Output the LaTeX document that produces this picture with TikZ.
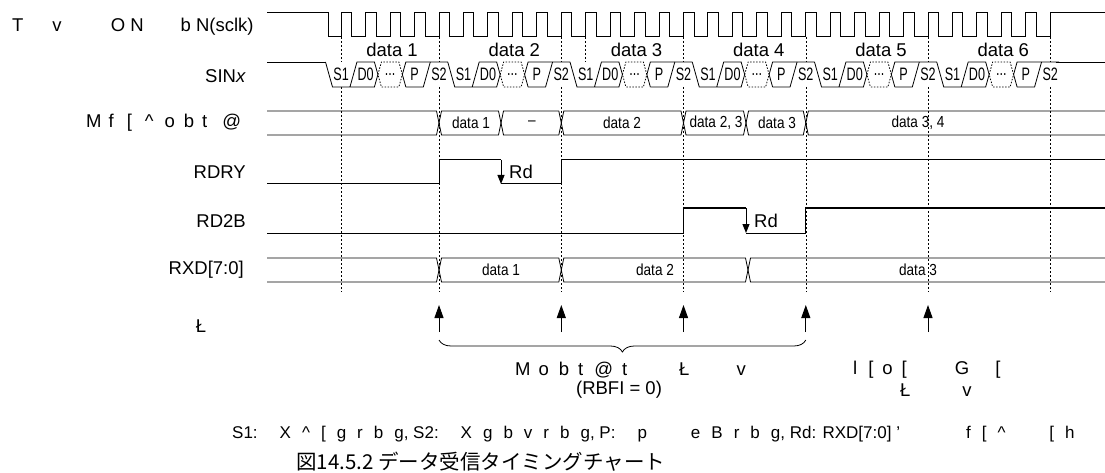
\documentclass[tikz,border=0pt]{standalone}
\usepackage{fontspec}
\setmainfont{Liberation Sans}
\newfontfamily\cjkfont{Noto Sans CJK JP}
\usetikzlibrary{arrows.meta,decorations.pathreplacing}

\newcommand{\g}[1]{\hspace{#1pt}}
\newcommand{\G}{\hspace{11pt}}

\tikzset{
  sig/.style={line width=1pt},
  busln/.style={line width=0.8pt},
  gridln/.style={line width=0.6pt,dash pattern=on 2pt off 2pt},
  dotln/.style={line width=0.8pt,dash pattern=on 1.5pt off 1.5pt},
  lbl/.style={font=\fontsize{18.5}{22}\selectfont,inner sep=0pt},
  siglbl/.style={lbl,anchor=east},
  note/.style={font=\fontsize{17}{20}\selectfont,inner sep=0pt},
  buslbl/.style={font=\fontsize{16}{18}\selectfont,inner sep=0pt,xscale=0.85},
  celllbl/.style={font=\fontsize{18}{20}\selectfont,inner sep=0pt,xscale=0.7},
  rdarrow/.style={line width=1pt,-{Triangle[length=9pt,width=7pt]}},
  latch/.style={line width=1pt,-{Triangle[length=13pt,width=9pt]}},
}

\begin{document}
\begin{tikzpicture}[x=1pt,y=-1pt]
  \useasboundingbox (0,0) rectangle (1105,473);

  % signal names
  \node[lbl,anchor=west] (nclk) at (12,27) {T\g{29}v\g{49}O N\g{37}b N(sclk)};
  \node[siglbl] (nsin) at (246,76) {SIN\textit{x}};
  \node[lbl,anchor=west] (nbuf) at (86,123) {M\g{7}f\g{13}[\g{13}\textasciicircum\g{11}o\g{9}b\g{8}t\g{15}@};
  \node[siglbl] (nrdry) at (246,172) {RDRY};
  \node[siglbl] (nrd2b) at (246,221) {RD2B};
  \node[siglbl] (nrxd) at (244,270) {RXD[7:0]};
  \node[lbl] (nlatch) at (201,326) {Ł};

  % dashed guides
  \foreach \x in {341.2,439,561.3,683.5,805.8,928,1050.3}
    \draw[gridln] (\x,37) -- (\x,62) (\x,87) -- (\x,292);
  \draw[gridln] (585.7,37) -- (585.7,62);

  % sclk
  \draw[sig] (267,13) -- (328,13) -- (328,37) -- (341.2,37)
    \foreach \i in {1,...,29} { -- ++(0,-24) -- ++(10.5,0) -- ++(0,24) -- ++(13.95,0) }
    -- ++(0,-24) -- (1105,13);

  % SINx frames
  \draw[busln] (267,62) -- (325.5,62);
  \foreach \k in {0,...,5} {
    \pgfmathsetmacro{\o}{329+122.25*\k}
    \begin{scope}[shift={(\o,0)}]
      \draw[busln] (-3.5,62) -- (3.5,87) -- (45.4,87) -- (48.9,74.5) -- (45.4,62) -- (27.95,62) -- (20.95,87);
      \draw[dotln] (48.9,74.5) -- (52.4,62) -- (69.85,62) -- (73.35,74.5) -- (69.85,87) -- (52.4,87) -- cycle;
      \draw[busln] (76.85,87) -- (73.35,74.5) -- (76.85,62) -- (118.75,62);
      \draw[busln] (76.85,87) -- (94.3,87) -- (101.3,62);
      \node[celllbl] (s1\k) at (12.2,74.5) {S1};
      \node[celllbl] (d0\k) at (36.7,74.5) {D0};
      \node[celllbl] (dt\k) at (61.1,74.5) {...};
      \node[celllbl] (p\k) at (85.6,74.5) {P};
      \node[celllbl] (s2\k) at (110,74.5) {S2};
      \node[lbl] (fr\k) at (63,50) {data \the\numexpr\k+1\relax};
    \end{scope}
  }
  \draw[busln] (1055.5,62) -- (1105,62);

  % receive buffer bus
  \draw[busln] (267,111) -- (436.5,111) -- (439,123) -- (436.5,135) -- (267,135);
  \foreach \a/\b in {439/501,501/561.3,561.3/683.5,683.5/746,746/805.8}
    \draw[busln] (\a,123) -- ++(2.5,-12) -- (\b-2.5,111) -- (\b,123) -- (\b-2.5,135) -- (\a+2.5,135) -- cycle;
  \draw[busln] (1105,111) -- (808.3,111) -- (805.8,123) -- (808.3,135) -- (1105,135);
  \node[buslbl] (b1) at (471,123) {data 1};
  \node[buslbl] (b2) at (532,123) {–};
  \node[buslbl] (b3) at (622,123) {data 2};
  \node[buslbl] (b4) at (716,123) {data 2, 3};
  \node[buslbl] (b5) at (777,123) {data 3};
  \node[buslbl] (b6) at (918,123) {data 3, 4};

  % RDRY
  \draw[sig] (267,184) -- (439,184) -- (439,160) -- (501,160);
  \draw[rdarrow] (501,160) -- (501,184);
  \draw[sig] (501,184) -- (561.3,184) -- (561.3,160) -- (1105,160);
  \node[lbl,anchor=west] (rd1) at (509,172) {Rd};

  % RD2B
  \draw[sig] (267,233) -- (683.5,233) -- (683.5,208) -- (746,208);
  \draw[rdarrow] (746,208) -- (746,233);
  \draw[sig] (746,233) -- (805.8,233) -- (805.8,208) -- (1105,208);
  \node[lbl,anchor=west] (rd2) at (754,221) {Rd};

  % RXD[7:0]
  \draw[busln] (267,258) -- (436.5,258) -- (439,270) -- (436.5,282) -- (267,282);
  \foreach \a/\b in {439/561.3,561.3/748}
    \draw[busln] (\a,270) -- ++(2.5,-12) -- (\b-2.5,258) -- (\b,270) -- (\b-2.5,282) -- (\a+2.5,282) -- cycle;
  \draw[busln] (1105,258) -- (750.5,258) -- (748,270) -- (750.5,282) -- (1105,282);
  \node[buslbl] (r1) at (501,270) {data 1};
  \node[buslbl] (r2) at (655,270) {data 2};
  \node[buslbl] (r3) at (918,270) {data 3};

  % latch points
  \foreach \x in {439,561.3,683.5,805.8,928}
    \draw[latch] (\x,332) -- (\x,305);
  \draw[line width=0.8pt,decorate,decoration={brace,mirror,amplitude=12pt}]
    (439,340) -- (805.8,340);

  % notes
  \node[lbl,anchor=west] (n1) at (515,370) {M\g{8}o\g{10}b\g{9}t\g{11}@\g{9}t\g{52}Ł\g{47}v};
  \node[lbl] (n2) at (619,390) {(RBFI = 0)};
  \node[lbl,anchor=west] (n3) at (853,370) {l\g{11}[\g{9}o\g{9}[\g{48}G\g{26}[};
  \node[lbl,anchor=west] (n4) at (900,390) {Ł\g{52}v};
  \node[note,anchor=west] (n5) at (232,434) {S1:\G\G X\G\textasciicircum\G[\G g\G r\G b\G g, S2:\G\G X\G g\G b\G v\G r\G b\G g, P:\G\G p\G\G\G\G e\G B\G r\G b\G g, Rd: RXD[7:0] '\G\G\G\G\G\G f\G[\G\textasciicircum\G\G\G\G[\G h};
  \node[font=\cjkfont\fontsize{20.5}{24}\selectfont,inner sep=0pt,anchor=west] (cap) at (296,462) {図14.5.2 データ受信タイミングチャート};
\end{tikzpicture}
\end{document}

###

• [GIVEN TASK] Copy the listing over exactly, skipping the pictures it holds.

• [FINAL RESULT]
Output the LaTeX document that produces this picture with TikZ.
\documentclass[tikz,border=0pt]{standalone}
\usepackage{fontspec}
\setmainfont{Liberation Sans}
\newfontfamily\cjkfont{Noto Sans CJK JP}
\usetikzlibrary{arrows.meta,decorations.pathreplacing}

\newcommand{\g}[1]{\hspace{#1pt}}
\newcommand{\G}{\hspace{11pt}}

\tikzset{
  sig/.style={line width=1pt},
  busln/.style={line width=0.8pt},
  gridln/.style={line width=0.6pt,dash pattern=on 2pt off 2pt},
  dotln/.style={line width=0.8pt,dash pattern=on 1.5pt off 1.5pt},
  lbl/.style={font=\fontsize{18.5}{22}\selectfont,inner sep=0pt},
  siglbl/.style={lbl,anchor=east},
  note/.style={font=\fontsize{17}{20}\selectfont,inner sep=0pt},
  buslbl/.style={font=\fontsize{16}{18}\selectfont,inner sep=0pt,xscale=0.85},
  celllbl/.style={font=\fontsize{18}{20}\selectfont,inner sep=0pt,xscale=0.7},
  rdarrow/.style={line width=1pt,-{Triangle[length=9pt,width=7pt]}},
  latch/.style={line width=1pt,-{Triangle[length=13pt,width=9pt]}},
}

\begin{document}
\begin{tikzpicture}[x=1pt,y=-1pt]
  \useasboundingbox (0,0) rectangle (1105,473);

  % signal names
  \node[lbl,anchor=west] (nclk) at (12,27) {T\g{29}v\g{49}O N\g{37}b N(sclk)};
  \node[siglbl] (nsin) at (246,76) {SIN\textit{x}};
  \node[lbl,anchor=west] (nbuf) at (86,123) {M\g{7}f\g{13}[\g{13}\textasciicircum\g{11}o\g{9}b\g{8}t\g{15}@};
  \node[siglbl] (nrdry) at (246,172) {RDRY};
  \node[siglbl] (nrd2b) at (246,221) {RD2B};
  \node[siglbl] (nrxd) at (244,270) {RXD[7:0]};
  \node[lbl] (nlatch) at (201,326) {Ł};

  % dashed guides
  \foreach \x in {341.2,439,561.3,683.5,805.8,928,1050.3}
    \draw[gridln] (\x,37) -- (\x,62) (\x,87) -- (\x,292);
  \draw[gridln] (585.7,37) -- (585.7,62);

  % sclk
  \draw[sig] (267,13) -- (328,13) -- (328,37) -- (341.2,37)
    \foreach \i in {1,...,29} { -- ++(0,-24) -- ++(10.5,0) -- ++(0,24) -- ++(13.95,0) }
    -- ++(0,-24) -- (1105,13);

  % SINx frames
  \draw[busln] (267,62) -- (325.5,62);
  \foreach \k in {0,...,5} {
    \pgfmathsetmacro{\o}{329+122.25*\k}
    \begin{scope}[shift={(\o,0)}]
      \draw[busln] (-3.5,62) -- (3.5,87) -- (45.4,87) -- (48.9,74.5) -- (45.4,62) -- (27.95,62) -- (20.95,87);
      \draw[dotln] (48.9,74.5) -- (52.4,62) -- (69.85,62) -- (73.35,74.5) -- (69.85,87) -- (52.4,87) -- cycle;
      \draw[busln] (76.85,87) -- (73.35,74.5) -- (76.85,62) -- (118.75,62);
      \draw[busln] (76.85,87) -- (94.3,87) -- (101.3,62);
      \node[celllbl] (s1\k) at (12.2,74.5) {S1};
      \node[celllbl] (d0\k) at (36.7,74.5) {D0};
      \node[celllbl] (dt\k) at (61.1,74.5) {...};
      \node[celllbl] (p\k) at (85.6,74.5) {P};
      \node[celllbl] (s2\k) at (110,74.5) {S2};
      \node[lbl] (fr\k) at (63,50) {data \the\numexpr\k+1\relax};
    \end{scope}
  }
  \draw[busln] (1055.5,62) -- (1105,62);

  % receive buffer bus
  \draw[busln] (267,111) -- (436.5,111) -- (439,123) -- (436.5,135) -- (267,135);
  \foreach \a/\b in {439/501,501/561.3,561.3/683.5,683.5/746,746/805.8}
    \draw[busln] (\a,123) -- ++(2.5,-12) -- (\b-2.5,111) -- (\b,123) -- (\b-2.5,135) -- (\a+2.5,135) -- cycle;
  \draw[busln] (1105,111) -- (808.3,111) -- (805.8,123) -- (808.3,135) -- (1105,135);
  \node[buslbl] (b1) at (471,123) {data 1};
  \node[buslbl] (b2) at (532,123) {–};
  \node[buslbl] (b3) at (622,123) {data 2};
  \node[buslbl] (b4) at (716,123) {data 2, 3};
  \node[buslbl] (b5) at (777,123) {data 3};
  \node[buslbl] (b6) at (918,123) {data 3, 4};

  % RDRY
  \draw[sig] (267,184) -- (439,184) -- (439,160) -- (501,160);
  \draw[rdarrow] (501,160) -- (501,184);
  \draw[sig] (501,184) -- (561.3,184) -- (561.3,160) -- (1105,160);
  \node[lbl,anchor=west] (rd1) at (509,172) {Rd};

  % RD2B
  \draw[sig] (267,233) -- (683.5,233) -- (683.5,208) -- (746,208);
  \draw[rdarrow] (746,208) -- (746,233);
  \draw[sig] (746,233) -- (805.8,233) -- (805.8,208) -- (1105,208);
  \node[lbl,anchor=west] (rd2) at (754,221) {Rd};

  % RXD[7:0]
  \draw[busln] (267,258) -- (436.5,258) -- (439,270) -- (436.5,282) -- (267,282);
  \foreach \a/\b in {439/561.3,561.3/748}
    \draw[busln] (\a,270) -- ++(2.5,-12) -- (\b-2.5,258) -- (\b,270) -- (\b-2.5,282) -- (\a+2.5,282) -- cycle;
  \draw[busln] (1105,258) -- (750.5,258) -- (748,270) -- (750.5,282) -- (1105,282);
  \node[buslbl] (r1) at (501,270) {data 1};
  \node[buslbl] (r2) at (655,270) {data 2};
  \node[buslbl] (r3) at (918,270) {data 3};

  % latch points
  \foreach \x in {439,561.3,683.5,805.8,928}
    \draw[latch] (\x,332) -- (\x,305);
  \draw[line width=0.8pt,decorate,decoration={brace,mirror,amplitude=12pt}]
    (439,340) -- (805.8,340);

  % notes
  \node[lbl,anchor=west] (n1) at (515,370) {M\g{8}o\g{10}b\g{9}t\g{11}@\g{9}t\g{52}Ł\g{47}v};
  \node[lbl] (n2) at (619,390) {(RBFI = 0)};
  \node[lbl,anchor=west] (n3) at (853,370) {l\g{11}[\g{9}o\g{9}[\g{48}G\g{26}[};
  \node[lbl,anchor=west] (n4) at (900,390) {Ł\g{52}v};
  \node[note,anchor=west] (n5) at (232,434) {S1:\G\G X\G\textasciicircum\G[\G g\G r\G b\G g, S2:\G\G X\G g\G b\G v\G r\G b\G g, P:\G\G p\G\G\G\G e\G B\G r\G b\G g, Rd: RXD[7:0] '\G\G\G\G\G\G f\G[\G\textasciicircum\G\G\G\G[\G h};
  \node[font=\cjkfont\fontsize{20.5}{24}\selectfont,inner sep=0pt,anchor=west] (cap) at (296,462) {図14.5.2 データ受信タイミングチャート};
\end{tikzpicture}
\end{document}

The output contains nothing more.